> Task brief
Copy the records below exactly, starting at the line that contains "Generate a web" and ending at the line that contains "const BLUE = '#5B9BD5', ORANGE = '#ED7D31';"; leave out any pictures.

> Extracted material
╭──
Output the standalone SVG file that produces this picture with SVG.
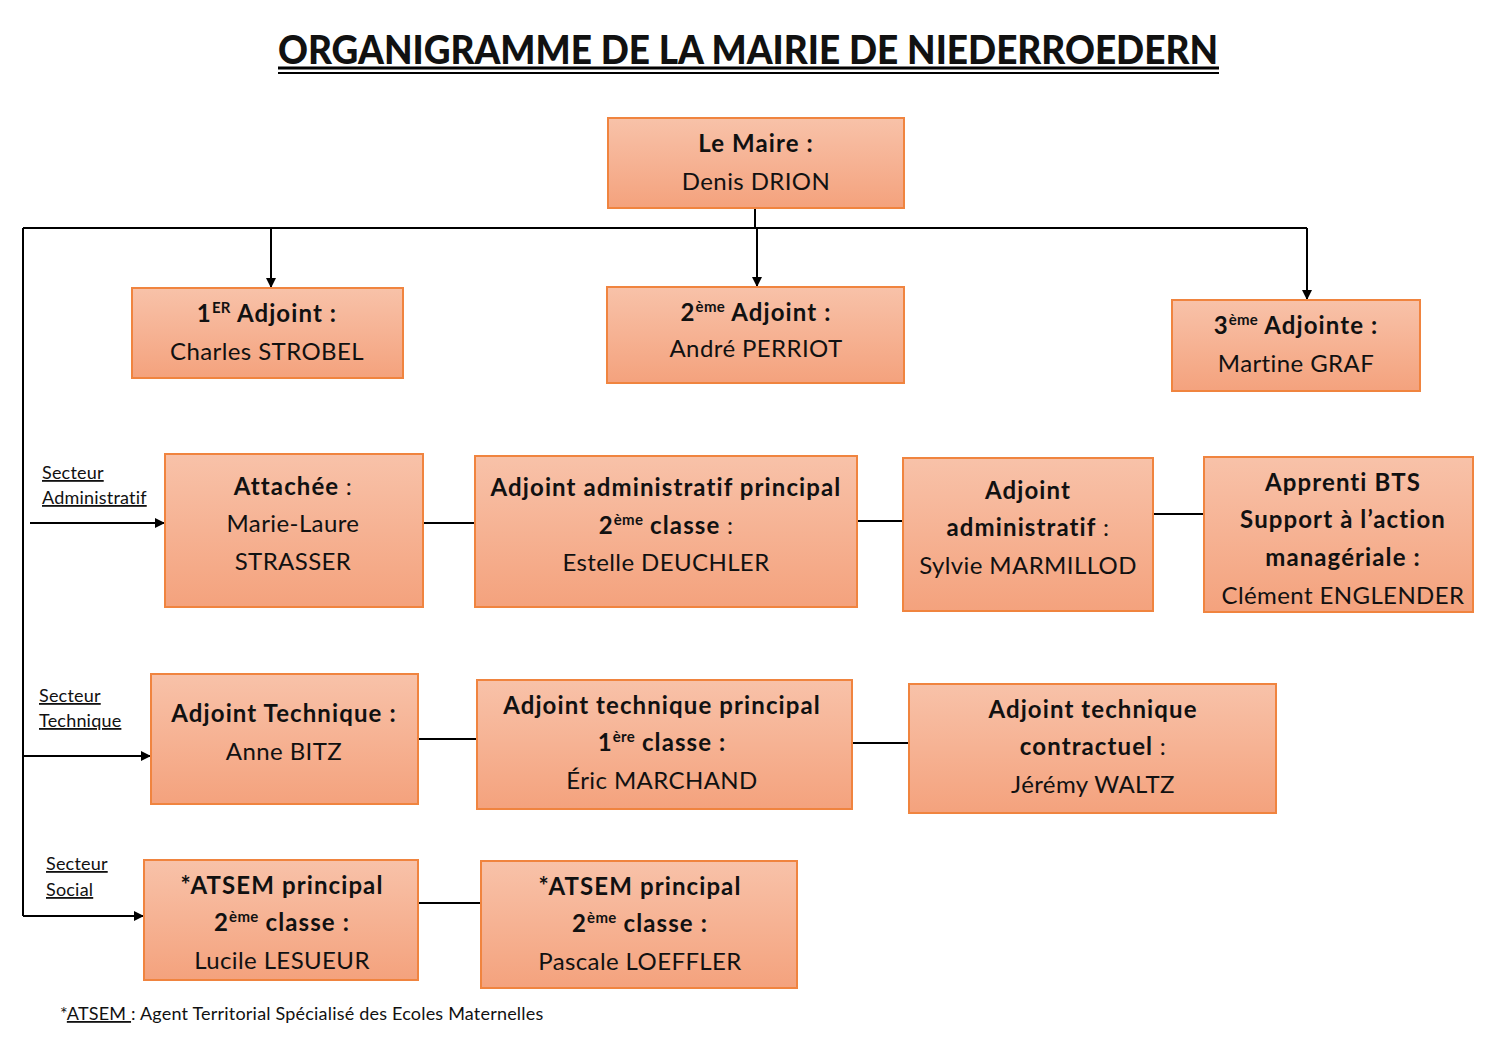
<svg xmlns="http://www.w3.org/2000/svg" width="1497" height="1058" viewBox="0 0 1497 1058">
<defs>
<linearGradient id="g" x1="0" y1="0" x2="0" y2="1">
<stop offset="0" stop-color="#F8C2A9"/>
<stop offset="1" stop-color="#F4A27D"/>
</linearGradient>
<marker id="ah" viewBox="0 0 10 10" refX="10" refY="5" markerWidth="10" markerHeight="10" markerUnits="userSpaceOnUse" orient="auto">
<path d="M0,0 L10,5 L0,10 z" fill="#000"/>
</marker>
<style>
.box{fill:url(#g);stroke:#F0843F;stroke-width:2}
text{font-family:Lato,"Open Sans","Liberation Sans",sans-serif;fill:#111}
.t{font-size:24px;text-anchor:middle;letter-spacing:0.4px}
.b{font-weight:bold;letter-spacing:1.1px}
.sup{font-size:15px;letter-spacing:0.3px}
.lbl{font-size:18px;text-decoration:underline;letter-spacing:0.2px}
.ln{stroke:#000;stroke-width:2;fill:none}
.arr{stroke:#000;stroke-width:2;fill:none;marker-end:url(#ah)}
</style>
</defs>
<rect width="1497" height="1058" fill="#fff"/>

<g id="title">
<text x="748" y="64" text-anchor="middle" font-size="40" font-weight="900" textLength="940" lengthAdjust="spacingAndGlyphs">ORGANIGRAMME DE LA MAIRIE DE NIEDERROEDERN</text>
<rect x="278" y="66.5" width="941" height="3" fill="#000"/>
<rect x="278" y="72" width="941" height="2" fill="#000"/>
</g>

<g id="connectors">
<path class="ln" d="M755,208 V228"/>
<path class="ln" d="M23,228 H1307"/>
<path class="ln" d="M23,228 V916"/>
<path class="arr" d="M271,228 V288"/>
<path class="arr" d="M757,228 V287"/>
<path class="arr" d="M1307,228 V300"/>
<path class="arr" d="M30,523 H165"/>
<path class="arr" d="M22,756 H151"/>
<path class="arr" d="M23,916 H144"/>
<path class="ln" d="M423,523 H475"/>
<path class="ln" d="M857,521 H903"/>
<path class="ln" d="M1153,514 H1204"/>
<path class="ln" d="M418,739 H477"/>
<path class="ln" d="M852,743 H909"/>
<path class="ln" d="M418,903 H481"/>
</g>

<g id="maire">
<rect class="box" x="608" y="118" width="296" height="90"/>
<text class="t b" x="756" y="152">Le Maire :</text>
<text class="t" x="756" y="190">Denis DRION</text>
</g>

<g id="adjoint1">
<rect class="box" x="132" y="288" width="271" height="90"/>
<text class="t b" x="267" y="322">1<tspan class="sup" dy="-9">ER</tspan><tspan dy="9"> Adjoint :</tspan></text>
<text class="t" x="267" y="360">Charles STROBEL</text>
</g>

<g id="adjoint2">
<rect class="box" x="607" y="287" width="297" height="96"/>
<text class="t b" x="756" y="321">2<tspan class="sup" dy="-9">ème</tspan><tspan dy="9"> Adjoint :</tspan></text>
<text class="t" x="756" y="357">André PERRIOT</text>
</g>

<g id="adjointe3">
<rect class="box" x="1172" y="300" width="248" height="91"/>
<text class="t b" x="1296" y="334">3<tspan class="sup" dy="-9">ème</tspan><tspan dy="9"> Adjointe :</tspan></text>
<text class="t" x="1296" y="372">Martine GRAF</text>
</g>

<g id="lbl-admin">
<text class="lbl" x="42" y="479">Secteur</text>
<text class="lbl" x="42" y="504">Administratif</text>
</g>
<g id="lbl-tech">
<text class="lbl" x="39" y="702">Secteur</text>
<text class="lbl" x="39" y="727">Technique</text>
</g>
<g id="lbl-social">
<text class="lbl" x="46" y="870">Secteur</text>
<text class="lbl" x="46" y="896">Social</text>
</g>

<g id="attachee">
<rect class="box" x="165" y="454" width="258" height="153"/>
<text class="t" x="293" y="495"><tspan class="b">Attachée</tspan> :</text>
<text class="t" x="293" y="532">Marie-Laure</text>
<text class="t" x="293" y="570">STRASSER</text>
</g>

<g id="adj-admin-princ">
<rect class="box" x="475" y="456" width="382" height="151"/>
<text class="t b" x="666" y="496">Adjoint administratif principal</text>
<text class="t" x="666" y="534"><tspan class="b">2</tspan><tspan class="b sup" dy="-9">ème</tspan><tspan class="b" dy="9"> classe</tspan> :</text>
<text class="t" x="666" y="571">Estelle DEUCHLER</text>
</g>

<g id="adj-admin">
<rect class="box" x="903" y="458" width="250" height="153"/>
<text class="t b" x="1028" y="499">Adjoint</text>
<text class="t" x="1028" y="536"><tspan class="b">administratif</tspan> :</text>
<text class="t" x="1028" y="574">Sylvie MARMILLOD</text>
</g>

<g id="apprenti">
<rect class="box" x="1204" y="457" width="269" height="155"/>
<text class="t b" x="1343" y="491">Apprenti BTS</text>
<text class="t b" x="1343" y="528">Support à l’action</text>
<text class="t b" x="1343" y="566">managériale :</text>
<text class="t" x="1343" y="604">Clément ENGLENDER</text>
</g>

<g id="adj-tech">
<rect class="box" x="151" y="674" width="267" height="130"/>
<text class="t b" x="284" y="722">Adjoint Technique :</text>
<text class="t" x="284" y="760">Anne BITZ</text>
</g>

<g id="adj-tech-princ">
<rect class="box" x="477" y="680" width="375" height="129"/>
<text class="t b" x="662" y="714">Adjoint technique principal</text>
<text class="t b" x="662" y="751">1<tspan class="sup" dy="-9">ère</tspan><tspan dy="9"> classe :</tspan></text>
<text class="t" x="662" y="789">Éric MARCHAND</text>
</g>

<g id="adj-tech-contr">
<rect class="box" x="909" y="684" width="367" height="129"/>
<text class="t b" x="1093" y="718">Adjoint technique</text>
<text class="t" x="1093" y="755"><tspan class="b">contractuel</tspan> :</text>
<text class="t" x="1093" y="793">Jérémy WALTZ</text>
</g>

<g id="atsem1">
<rect class="box" x="144" y="860" width="274" height="120"/>
<text class="t b" x="282" y="894">*ATSEM principal</text>
<text class="t b" x="282" y="931">2<tspan class="sup" dy="-9">ème</tspan><tspan dy="9"> classe :</tspan></text>
<text class="t" x="282" y="969">Lucile LESUEUR</text>
</g>

<g id="atsem2">
<rect class="box" x="481" y="861" width="316" height="127"/>
<text class="t b" x="640" y="895">*ATSEM principal</text>
<text class="t b" x="640" y="932">2<tspan class="sup" dy="-9">ème</tspan><tspan dy="9"> classe :</tspan></text>
<text class="t" x="640" y="970">Pascale LOEFFLER</text>
</g>

<g id="footnote">
<text x="60" y="1020" font-size="18" letter-spacing="0.2">*<tspan text-decoration="underline">ATSEM </tspan>: Agent Territorial Spécialisé des Ecoles Maternelles</text>
</g>
</svg>
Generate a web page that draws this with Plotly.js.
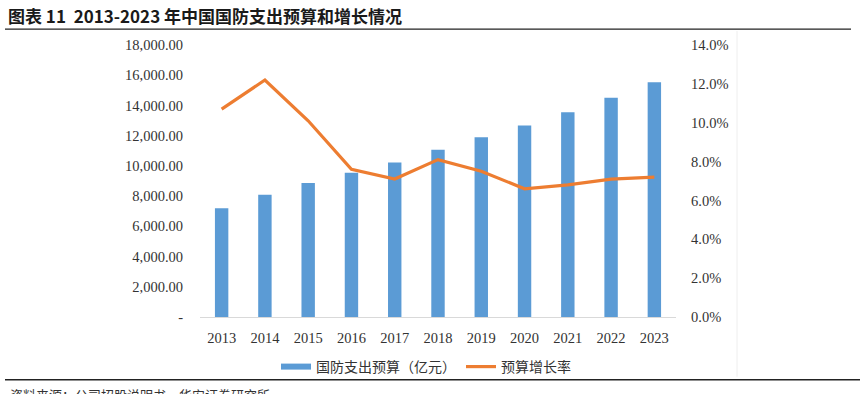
<!DOCTYPE html>
<html>
<head>
<meta charset="utf-8">
<script src="https://cdn.plot.ly/plotly-3.0.1.min.js"></script>
<style>
html,body{margin:0;padding:0;background:#fff;overflow:hidden;}
#chart{width:863px;height:394px;}
</style>
</head>
<body>
<div id="chart"></div>
<script>
const years = ['2013','2014','2015','2016','2017','2018','2019','2020','2021','2022','2023'];
const budget = [7202, 8082, 8869, 9544, 10226, 11069, 11899, 12680, 13553, 14505, 15537];
const growth = [0.107, 0.122, 0.101, 0.076, 0.071, 0.081, 0.075, 0.066, 0.068, 0.071, 0.072];
const leftTickVals = [0,2000,4000,6000,8000,10000,12000,14000,16000,18000];
const leftTickText = ['-','2,000.00','4,000.00','6,000.00','8,000.00','10,000.00','12,000.00','14,000.00','16,000.00','18,000.00'];
const barName = '国防支出预算（亿元）';
const lineName = '预算增长率';
const titleText = '图表 11  2013-2023 年中国国防支出预算和增长情况';
const sourceText = '资料来源：公司招股说明书，华安证券研究所';

const W = 863, H = 394;
const L = 200, R = 676, T = 45, B = 318;
const px = x => (x - L) / (R - L);
const py = y => (B - y) / (B - T);

const serif = 'Liberation Serif, "Times New Roman", serif';
const BLUE = '#5B9BD5', ORANGE = '#ED7D31';

const traces = [
  {
    type: 'bar', x: years, y: budget, name: barName, showlegend: false,
    marker: {color: BLUE}, width: 0.31, yaxis: 'y'
  },
  // legend key for the bars (wide flat swatch as in the reference)
  {
    type: 'scatter', mode: 'lines', x: [null], y: [null], name: barName,
    line: {color: BLUE, width: 6}, yaxis: 'y', hoverinfo: 'skip'
  },
  {
    type: 'scatter', mode: 'lines', x: years, y: growth, name: lineName,
    line: {color: ORANGE, width: 3.2}, yaxis: 'y2'
  }
];

const layout = {
  width: W, height: H,
  margin: {l: L, r: W - R, t: T, b: H - B, pad: 0},
  paper_bgcolor: '#fff', plot_bgcolor: '#fff',
  showlegend: true,
  title: {
    text: '<b>' + titleText + '</b>',
    xref: 'container', yref: 'container',
    x: 8 / W, xanchor: 'left', y: 1 - 17 / H, yanchor: 'middle',
    font: {family: '"Noto Sans CJK SC", sans-serif', size: 17, color: '#1a1a1a'}
  },
  xaxis: {
    type: 'category', showgrid: false, zeroline: false,
    showline: true, linecolor: '#d9d9d9', linewidth: 1,
    ticks: '', ticklabelstandoff: 8,
    tickfont: {family: serif, size: 14.5, color: '#333'}
  },
  yaxis: {
    range: [0, 18000], tickvals: leftTickVals, ticktext: leftTickText,
    showgrid: false, zeroline: false, showline: false, ticks: '',
    ticklabelstandoff: 16,
    tickfont: {family: serif, size: 14.5, color: '#333'}
  },
  yaxis2: {
    overlaying: 'y', side: 'right', range: [0, 0.14], dtick: 0.02,
    tickformat: '.1%', showgrid: false, zeroline: false, showline: false, ticks: '',
    ticklabelstandoff: 14,
    tickfont: {family: serif, size: 14.5, color: '#333'}
  },
  legend: {
    orientation: 'h', x: px(426), xanchor: 'center', y: py(367), yanchor: 'middle',
    font: {family: '"Noto Sans CJK SC", sans-serif', size: 14, color: '#333'},
    itemwidth: 30, tracegroupgap: 0, bgcolor: 'rgba(0,0,0,0)'
  },
  shapes: [
    {type: 'line', xref: 'paper', yref: 'paper', x0: px(5), x1: px(851), y0: py(29), y1: py(29),
     line: {color: '#222', width: 1.3}},
    {type: 'line', xref: 'paper', yref: 'paper', x0: px(5), x1: px(860), y0: py(381), y1: py(381),
     line: {color: '#222', width: 1.3}},
    {type: 'line', xref: 'paper', yref: 'paper', x0: px(737), x1: px(737), y0: py(31), y1: py(378),
     line: {color: '#eeeeee', width: 1}}
  ],
  annotations: [
    {text: sourceText, xref: 'paper', yref: 'paper', x: px(8), xanchor: 'left',
     y: py(396), yanchor: 'middle', showarrow: false,
     font: {family: '"Noto Sans CJK SC", sans-serif', size: 13, color: '#333'}}
  ]
};

Plotly.newPlot('chart', traces, layout, {displayModeBar: false, staticPlot: true});
</script>
</body>
</html>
╰──
> Solved exercise
Generate a web page that draws this with Plotly.js.
<!DOCTYPE html>
<html>
<head>
<meta charset="utf-8">
<script src="https://cdn.plot.ly/plotly-3.0.1.min.js"></script>
<style>
html,body{margin:0;padding:0;background:#fff;overflow:hidden;}
#chart{width:863px;height:394px;}
</style>
</head>
<body>
<div id="chart"></div>
<script>
const years = ['2013','2014','2015','2016','2017','2018','2019','2020','2021','2022','2023'];
const budget = [7202, 8082, 8869, 9544, 10226, 11069, 11899, 12680, 13553, 14505, 15537];
const growth = [0.107, 0.122, 0.101, 0.076, 0.071, 0.081, 0.075, 0.066, 0.068, 0.071, 0.072];
const leftTickVals = [0,2000,4000,6000,8000,10000,12000,14000,16000,18000];
const leftTickText = ['-','2,000.00','4,000.00','6,000.00','8,000.00','10,000.00','12,000.00','14,000.00','16,000.00','18,000.00'];
const barName = '国防支出预算（亿元）';
const lineName = '预算增长率';
const titleText = '图表 11  2013-2023 年中国国防支出预算和增长情况';
const sourceText = '资料来源：公司招股说明书，华安证券研究所';

const W = 863, H = 394;
const L = 200, R = 676, T = 45, B = 318;
const px = x => (x - L) / (R - L);
const py = y => (B - y) / (B - T);

const serif = 'Liberation Serif, "Times New Roman", serif';
const BLUE = '#5B9BD5', ORANGE = '#ED7D31';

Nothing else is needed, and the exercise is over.